CRAFTSMEN, MODELS, NUMBERS - page 1/4
stileindustria
n. 6, 1996
 
 
 
 
A wood model of the Church of S. Andrew in Mantua, made by using both traditional techniques and CNC machines (courtesy of Corporate Image - Ing. C. Olivetti & C., Milan, and the International Institute of Art and Culture in Palazzo Te, Mantua).
 
 

Craftsmen, Models, Numbers
technical culture between real and virtual

by Felice Ragazzo

 

Leon Battista Alberti’s lesson, a literate as well as a firm believer in the idea of number as a paradigm of harmony and beauty, has not disappeared over the centuries, but is directly connected to the present time

 

“I shall never stop [...] recommending what the best architects used to do: meditate and meditate again on the work to be done as a whole [...] using not only drawings and sketches, but also models [...]”.(1). In a nutshell, this is what Leon Battista Alberti thought about designing and making works of art. Is this lesson still alive today, now that drawings and sketches can ideally be transformed into images of computer automated design and models in technofacts of CNC machines?

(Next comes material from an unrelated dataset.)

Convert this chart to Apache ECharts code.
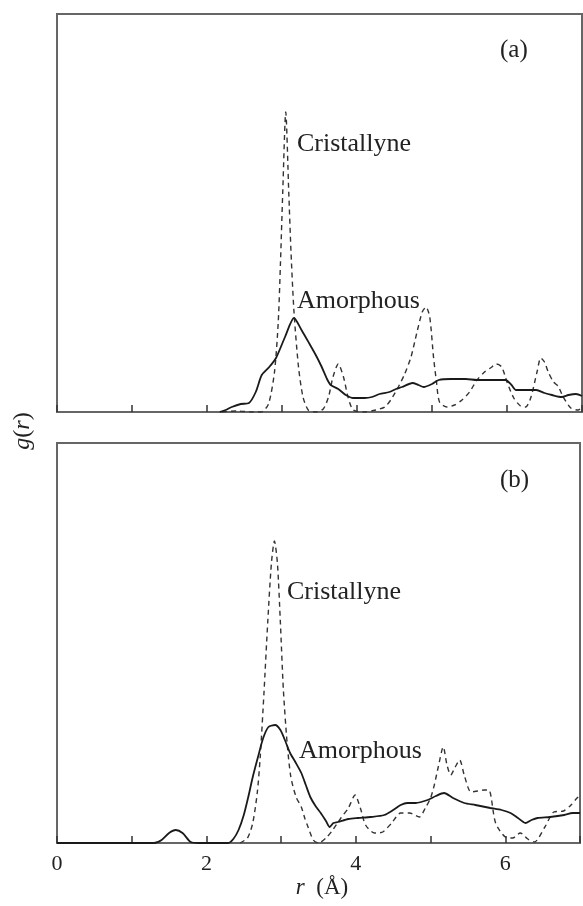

Alberti, however, was not only a fine humanist, but also a firm believer in the idea of number, conceived as a paradigm of harmony and beauty of forms. Not only has his lesson not disappeared over the centuries, but it is directly connected to the present time since it includes many fundamental assumptions. If any, it requires an update, in order to be understood and applied also by those who are not authorities on Alberti. Here we are not going to directly discuss it, since we have a concrete experience of model construction as a reference: the models on show in Mantua at the exhibition on Leon Battista Alberti that was held at Palazzo Te in September-December 1994.

The theme of the model, conceived as an object for representation or visualization, has now become extremely complex because this term constantly acquires new meanings: in the Italian dictionary there are about thirty different ones. Without getting into philological details, we will try to briefly describe this complexity, and point out in particular some topical aspects of the relationship between drawing and object, especially in the light of new technologies, though the models of the Mantua exhibition refer to a Renaissance architect.

First of all, let us examine the current identity of the model-maker: nowadays a model-maker is basically a sophisticated craftsman, who can be considered the epigone or descendant of the faber soul of the Renaissance maker from many viewpoints, enriched by the subsequent sedimentation of knowledge but substantially alien to the industrial revolution.